* Begin Records provided *

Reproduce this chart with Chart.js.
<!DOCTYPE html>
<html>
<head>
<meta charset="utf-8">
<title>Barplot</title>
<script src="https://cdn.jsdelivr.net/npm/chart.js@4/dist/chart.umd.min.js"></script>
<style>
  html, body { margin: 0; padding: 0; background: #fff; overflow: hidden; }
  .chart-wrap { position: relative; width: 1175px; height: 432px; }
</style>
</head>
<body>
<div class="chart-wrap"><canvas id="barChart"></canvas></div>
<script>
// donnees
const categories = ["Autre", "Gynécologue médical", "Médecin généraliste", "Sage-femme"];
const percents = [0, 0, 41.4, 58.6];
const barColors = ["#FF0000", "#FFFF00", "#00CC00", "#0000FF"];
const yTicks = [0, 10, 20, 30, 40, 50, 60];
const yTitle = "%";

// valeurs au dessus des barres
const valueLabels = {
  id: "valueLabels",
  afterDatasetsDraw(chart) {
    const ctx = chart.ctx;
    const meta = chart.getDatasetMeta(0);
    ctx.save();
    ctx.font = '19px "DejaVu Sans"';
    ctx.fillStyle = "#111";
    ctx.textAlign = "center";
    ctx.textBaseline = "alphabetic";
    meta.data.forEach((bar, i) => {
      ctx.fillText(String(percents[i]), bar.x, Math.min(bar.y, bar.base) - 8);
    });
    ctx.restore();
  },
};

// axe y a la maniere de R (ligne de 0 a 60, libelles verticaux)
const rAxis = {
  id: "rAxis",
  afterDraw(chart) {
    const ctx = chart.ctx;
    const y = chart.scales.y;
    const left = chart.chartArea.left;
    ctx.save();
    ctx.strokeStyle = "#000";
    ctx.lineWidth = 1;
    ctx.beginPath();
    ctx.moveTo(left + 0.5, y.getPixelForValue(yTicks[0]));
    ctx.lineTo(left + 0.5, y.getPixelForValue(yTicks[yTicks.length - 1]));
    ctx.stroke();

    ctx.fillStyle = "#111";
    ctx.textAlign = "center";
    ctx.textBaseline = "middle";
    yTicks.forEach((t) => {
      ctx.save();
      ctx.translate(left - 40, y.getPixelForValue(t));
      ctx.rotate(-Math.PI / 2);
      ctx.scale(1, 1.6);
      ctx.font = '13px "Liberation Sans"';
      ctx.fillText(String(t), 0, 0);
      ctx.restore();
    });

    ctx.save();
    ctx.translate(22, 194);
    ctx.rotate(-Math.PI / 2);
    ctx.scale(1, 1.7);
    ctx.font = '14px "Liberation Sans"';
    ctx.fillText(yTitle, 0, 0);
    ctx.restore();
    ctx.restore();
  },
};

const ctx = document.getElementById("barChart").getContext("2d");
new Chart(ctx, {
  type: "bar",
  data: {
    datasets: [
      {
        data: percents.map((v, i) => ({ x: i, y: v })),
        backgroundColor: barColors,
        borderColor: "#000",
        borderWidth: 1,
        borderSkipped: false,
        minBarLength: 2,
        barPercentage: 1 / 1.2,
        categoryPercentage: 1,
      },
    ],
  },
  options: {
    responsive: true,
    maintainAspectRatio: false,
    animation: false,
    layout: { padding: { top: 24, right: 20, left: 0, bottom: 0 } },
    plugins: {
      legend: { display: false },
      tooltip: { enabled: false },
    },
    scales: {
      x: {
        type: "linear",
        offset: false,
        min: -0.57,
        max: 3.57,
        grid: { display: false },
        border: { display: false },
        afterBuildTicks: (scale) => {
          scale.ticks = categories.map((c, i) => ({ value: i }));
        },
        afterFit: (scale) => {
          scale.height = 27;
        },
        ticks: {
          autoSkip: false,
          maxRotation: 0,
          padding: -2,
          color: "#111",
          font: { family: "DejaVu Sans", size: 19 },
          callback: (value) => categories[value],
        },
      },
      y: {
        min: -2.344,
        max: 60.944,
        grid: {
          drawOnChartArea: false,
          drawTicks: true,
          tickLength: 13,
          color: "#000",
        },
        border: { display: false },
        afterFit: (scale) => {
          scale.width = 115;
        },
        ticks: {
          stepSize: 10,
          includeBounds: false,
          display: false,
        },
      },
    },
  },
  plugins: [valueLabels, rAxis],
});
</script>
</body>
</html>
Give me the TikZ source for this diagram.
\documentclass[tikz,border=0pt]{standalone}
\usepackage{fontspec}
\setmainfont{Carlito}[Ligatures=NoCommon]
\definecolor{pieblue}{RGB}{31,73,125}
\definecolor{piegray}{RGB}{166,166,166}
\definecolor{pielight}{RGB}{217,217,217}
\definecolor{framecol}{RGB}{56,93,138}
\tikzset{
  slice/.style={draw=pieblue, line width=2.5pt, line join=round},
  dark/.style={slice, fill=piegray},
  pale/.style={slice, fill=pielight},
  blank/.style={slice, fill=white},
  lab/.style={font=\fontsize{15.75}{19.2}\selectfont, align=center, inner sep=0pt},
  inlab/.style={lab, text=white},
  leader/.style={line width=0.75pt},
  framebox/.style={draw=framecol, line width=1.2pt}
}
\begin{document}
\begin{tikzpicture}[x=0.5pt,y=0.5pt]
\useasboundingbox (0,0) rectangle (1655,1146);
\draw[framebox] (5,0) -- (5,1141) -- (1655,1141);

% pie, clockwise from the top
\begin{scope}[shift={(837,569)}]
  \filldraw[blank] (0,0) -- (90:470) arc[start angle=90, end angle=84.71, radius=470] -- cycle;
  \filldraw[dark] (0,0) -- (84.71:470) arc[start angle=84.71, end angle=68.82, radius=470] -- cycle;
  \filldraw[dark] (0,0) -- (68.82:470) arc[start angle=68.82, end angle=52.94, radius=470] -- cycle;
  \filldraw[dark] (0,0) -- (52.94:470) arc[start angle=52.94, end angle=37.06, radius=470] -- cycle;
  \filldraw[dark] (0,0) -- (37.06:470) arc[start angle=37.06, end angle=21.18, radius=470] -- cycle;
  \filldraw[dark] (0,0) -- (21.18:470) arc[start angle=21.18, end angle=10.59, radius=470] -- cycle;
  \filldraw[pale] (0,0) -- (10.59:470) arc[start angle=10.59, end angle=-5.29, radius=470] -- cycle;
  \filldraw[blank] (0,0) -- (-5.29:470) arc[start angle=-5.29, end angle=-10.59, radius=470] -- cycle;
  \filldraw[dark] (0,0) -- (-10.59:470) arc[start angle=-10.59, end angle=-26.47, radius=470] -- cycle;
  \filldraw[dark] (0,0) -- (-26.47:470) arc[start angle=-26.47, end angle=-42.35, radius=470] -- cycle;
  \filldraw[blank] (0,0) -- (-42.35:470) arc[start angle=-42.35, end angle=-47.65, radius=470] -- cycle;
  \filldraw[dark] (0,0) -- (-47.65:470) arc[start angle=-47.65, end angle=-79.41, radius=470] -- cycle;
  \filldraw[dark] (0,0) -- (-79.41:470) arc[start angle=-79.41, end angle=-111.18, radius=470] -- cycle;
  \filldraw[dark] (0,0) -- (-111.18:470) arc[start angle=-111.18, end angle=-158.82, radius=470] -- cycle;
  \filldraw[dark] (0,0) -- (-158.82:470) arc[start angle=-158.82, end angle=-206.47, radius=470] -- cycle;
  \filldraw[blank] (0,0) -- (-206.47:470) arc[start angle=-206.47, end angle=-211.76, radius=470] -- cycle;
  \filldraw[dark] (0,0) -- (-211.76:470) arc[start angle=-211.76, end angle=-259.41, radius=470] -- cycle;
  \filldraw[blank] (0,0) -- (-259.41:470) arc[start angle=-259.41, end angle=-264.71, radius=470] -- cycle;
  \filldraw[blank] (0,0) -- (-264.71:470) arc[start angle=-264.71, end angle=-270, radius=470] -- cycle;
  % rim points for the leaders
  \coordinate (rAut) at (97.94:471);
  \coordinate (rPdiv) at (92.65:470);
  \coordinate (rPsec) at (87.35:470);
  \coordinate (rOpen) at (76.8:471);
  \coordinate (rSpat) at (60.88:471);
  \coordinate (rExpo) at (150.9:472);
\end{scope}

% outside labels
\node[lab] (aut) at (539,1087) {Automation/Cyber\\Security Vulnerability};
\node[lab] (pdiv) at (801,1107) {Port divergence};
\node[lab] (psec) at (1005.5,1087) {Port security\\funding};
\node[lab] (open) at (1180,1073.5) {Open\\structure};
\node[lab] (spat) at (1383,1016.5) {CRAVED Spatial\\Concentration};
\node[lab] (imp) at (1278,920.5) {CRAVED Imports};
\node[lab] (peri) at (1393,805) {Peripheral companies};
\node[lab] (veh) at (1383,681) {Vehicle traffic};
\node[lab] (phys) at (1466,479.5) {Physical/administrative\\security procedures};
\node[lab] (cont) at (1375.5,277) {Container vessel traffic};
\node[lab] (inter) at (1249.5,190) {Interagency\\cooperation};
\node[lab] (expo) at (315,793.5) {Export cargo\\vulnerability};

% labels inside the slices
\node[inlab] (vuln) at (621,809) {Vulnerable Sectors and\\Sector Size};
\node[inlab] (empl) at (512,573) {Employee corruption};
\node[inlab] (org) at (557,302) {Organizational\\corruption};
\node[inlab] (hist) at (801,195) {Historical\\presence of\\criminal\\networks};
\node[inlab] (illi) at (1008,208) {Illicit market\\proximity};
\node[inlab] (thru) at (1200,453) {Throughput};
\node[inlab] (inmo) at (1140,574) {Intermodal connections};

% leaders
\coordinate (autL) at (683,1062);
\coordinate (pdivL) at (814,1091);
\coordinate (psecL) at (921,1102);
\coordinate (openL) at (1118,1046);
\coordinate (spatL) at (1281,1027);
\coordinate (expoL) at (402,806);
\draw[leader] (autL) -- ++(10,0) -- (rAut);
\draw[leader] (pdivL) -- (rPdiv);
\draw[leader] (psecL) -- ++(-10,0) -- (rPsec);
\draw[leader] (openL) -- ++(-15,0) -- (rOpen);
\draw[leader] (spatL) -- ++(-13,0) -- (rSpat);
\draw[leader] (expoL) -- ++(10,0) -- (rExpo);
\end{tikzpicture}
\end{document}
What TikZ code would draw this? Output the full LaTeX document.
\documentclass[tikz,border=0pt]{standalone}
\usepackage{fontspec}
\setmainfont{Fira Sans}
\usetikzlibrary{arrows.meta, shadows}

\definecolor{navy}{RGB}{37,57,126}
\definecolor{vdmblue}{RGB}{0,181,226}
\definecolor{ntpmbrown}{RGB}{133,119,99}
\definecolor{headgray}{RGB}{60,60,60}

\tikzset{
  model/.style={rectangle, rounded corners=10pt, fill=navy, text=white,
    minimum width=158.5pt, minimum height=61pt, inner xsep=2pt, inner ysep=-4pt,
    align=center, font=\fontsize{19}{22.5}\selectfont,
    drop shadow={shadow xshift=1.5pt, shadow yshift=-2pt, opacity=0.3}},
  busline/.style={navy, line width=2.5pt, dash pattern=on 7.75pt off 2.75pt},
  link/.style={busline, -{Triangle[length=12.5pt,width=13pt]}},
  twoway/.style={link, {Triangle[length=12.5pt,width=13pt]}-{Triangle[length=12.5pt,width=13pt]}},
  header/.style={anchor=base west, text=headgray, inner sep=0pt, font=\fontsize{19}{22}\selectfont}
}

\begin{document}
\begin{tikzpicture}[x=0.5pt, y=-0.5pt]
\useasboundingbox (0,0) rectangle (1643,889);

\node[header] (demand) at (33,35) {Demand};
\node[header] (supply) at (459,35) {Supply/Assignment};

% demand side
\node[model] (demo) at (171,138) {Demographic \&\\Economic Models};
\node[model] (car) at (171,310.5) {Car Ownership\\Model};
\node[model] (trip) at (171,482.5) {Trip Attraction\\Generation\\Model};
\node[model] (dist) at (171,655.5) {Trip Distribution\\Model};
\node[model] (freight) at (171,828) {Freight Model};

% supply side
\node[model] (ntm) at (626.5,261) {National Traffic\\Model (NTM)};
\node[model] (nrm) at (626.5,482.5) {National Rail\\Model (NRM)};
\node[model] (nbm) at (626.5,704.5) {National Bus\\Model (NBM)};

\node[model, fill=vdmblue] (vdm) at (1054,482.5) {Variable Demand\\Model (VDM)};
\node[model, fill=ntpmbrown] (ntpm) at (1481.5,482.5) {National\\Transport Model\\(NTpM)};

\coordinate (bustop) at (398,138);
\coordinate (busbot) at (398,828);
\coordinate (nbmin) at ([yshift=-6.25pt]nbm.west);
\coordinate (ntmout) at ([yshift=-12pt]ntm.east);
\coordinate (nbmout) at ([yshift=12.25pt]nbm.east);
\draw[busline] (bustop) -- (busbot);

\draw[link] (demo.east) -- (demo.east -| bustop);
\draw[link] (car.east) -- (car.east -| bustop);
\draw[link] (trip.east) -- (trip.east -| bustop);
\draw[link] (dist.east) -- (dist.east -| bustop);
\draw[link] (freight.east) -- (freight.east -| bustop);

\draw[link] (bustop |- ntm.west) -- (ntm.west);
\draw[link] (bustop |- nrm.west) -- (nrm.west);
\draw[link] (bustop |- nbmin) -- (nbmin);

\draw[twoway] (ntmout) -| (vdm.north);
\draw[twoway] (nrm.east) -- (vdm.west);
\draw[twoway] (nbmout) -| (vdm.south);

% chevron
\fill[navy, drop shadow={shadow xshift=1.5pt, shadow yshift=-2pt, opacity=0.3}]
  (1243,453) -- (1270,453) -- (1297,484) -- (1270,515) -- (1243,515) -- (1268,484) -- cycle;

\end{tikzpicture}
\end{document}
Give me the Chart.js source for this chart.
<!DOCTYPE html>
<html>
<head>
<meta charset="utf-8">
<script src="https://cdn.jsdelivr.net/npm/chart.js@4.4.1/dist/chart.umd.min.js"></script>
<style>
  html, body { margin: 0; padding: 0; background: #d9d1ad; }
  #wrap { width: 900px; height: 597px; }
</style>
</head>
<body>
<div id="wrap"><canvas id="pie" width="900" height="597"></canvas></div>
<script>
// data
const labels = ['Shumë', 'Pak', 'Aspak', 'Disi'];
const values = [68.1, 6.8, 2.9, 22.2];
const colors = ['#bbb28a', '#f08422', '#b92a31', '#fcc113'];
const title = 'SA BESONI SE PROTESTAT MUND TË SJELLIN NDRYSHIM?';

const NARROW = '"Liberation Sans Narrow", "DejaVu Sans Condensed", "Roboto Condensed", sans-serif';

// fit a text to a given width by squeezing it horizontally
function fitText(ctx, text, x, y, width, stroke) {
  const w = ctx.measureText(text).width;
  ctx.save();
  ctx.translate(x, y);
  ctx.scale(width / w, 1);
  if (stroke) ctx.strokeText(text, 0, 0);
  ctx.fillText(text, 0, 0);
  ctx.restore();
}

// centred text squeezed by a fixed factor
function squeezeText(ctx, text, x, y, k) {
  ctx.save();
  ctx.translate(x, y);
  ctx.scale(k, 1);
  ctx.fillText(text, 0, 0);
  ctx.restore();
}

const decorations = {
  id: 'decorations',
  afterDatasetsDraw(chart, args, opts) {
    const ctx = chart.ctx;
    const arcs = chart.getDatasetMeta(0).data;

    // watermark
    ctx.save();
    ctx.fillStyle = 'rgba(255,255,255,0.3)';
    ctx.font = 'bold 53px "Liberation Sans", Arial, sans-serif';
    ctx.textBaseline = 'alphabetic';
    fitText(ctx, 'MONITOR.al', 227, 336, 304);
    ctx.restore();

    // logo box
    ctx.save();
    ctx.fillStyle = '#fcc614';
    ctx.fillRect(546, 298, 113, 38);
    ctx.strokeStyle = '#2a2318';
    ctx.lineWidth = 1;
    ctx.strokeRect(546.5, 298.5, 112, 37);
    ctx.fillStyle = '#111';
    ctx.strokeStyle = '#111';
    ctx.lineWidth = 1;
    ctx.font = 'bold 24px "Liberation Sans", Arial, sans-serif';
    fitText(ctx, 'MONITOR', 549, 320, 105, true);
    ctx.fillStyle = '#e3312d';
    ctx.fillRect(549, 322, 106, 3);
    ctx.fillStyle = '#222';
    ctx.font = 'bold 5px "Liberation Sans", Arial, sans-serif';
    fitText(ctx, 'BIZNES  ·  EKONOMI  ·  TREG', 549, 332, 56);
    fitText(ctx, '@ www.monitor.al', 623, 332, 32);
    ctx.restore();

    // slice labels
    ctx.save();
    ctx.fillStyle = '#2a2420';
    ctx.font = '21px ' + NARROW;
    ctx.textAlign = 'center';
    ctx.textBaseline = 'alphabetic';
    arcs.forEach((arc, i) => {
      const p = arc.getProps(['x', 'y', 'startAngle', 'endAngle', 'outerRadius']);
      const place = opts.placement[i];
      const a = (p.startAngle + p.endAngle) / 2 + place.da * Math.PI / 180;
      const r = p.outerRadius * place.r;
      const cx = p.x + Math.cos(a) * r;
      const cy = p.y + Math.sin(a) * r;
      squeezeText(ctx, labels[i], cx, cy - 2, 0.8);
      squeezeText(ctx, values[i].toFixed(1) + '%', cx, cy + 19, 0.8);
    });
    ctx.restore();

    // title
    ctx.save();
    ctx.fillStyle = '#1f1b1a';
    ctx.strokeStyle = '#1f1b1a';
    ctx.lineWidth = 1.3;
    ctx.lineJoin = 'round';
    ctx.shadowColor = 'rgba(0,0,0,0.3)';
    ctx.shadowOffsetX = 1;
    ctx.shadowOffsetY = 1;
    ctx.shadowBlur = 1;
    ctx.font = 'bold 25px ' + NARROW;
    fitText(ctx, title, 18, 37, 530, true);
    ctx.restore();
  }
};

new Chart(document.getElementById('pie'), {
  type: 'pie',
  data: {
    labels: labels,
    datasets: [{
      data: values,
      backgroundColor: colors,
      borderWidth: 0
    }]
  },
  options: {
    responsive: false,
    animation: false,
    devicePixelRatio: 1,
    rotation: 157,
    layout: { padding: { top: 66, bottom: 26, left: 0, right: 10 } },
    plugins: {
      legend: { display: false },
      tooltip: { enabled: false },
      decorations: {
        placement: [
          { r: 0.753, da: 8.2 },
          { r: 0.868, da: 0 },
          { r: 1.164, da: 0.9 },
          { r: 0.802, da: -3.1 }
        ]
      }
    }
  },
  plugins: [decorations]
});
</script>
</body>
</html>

* End Records provided *

> _Request_
Please give back only the lines between the first line of the entries and the line with "ctx.stroke();", both ends included, word for word.

> _Output for this task_
Reproduce this chart with Chart.js.
<!DOCTYPE html>
<html>
<head>
<meta charset="utf-8">
<title>Barplot</title>
<script src="https://cdn.jsdelivr.net/npm/chart.js@4/dist/chart.umd.min.js"></script>
<style>
  html, body { margin: 0; padding: 0; background: #fff; overflow: hidden; }
  .chart-wrap { position: relative; width: 1175px; height: 432px; }
</style>
</head>
<body>
<div class="chart-wrap"><canvas id="barChart"></canvas></div>
<script>
// donnees
const categories = ["Autre", "Gynécologue médical", "Médecin généraliste", "Sage-femme"];
const percents = [0, 0, 41.4, 58.6];
const barColors = ["#FF0000", "#FFFF00", "#00CC00", "#0000FF"];
const yTicks = [0, 10, 20, 30, 40, 50, 60];
const yTitle = "%";

// valeurs au dessus des barres
const valueLabels = {
  id: "valueLabels",
  afterDatasetsDraw(chart) {
    const ctx = chart.ctx;
    const meta = chart.getDatasetMeta(0);
    ctx.save();
    ctx.font = '19px "DejaVu Sans"';
    ctx.fillStyle = "#111";
    ctx.textAlign = "center";
    ctx.textBaseline = "alphabetic";
    meta.data.forEach((bar, i) => {
      ctx.fillText(String(percents[i]), bar.x, Math.min(bar.y, bar.base) - 8);
    });
    ctx.restore();
  },
};

// axe y a la maniere de R (ligne de 0 a 60, libelles verticaux)
const rAxis = {
  id: "rAxis",
  afterDraw(chart) {
    const ctx = chart.ctx;
    const y = chart.scales.y;
    const left = chart.chartArea.left;
    ctx.save();
    ctx.strokeStyle = "#000";
    ctx.lineWidth = 1;
    ctx.beginPath();
    ctx.moveTo(left + 0.5, y.getPixelForValue(yTicks[0]));
    ctx.lineTo(left + 0.5, y.getPixelForValue(yTicks[yTicks.length - 1]));
    ctx.stroke();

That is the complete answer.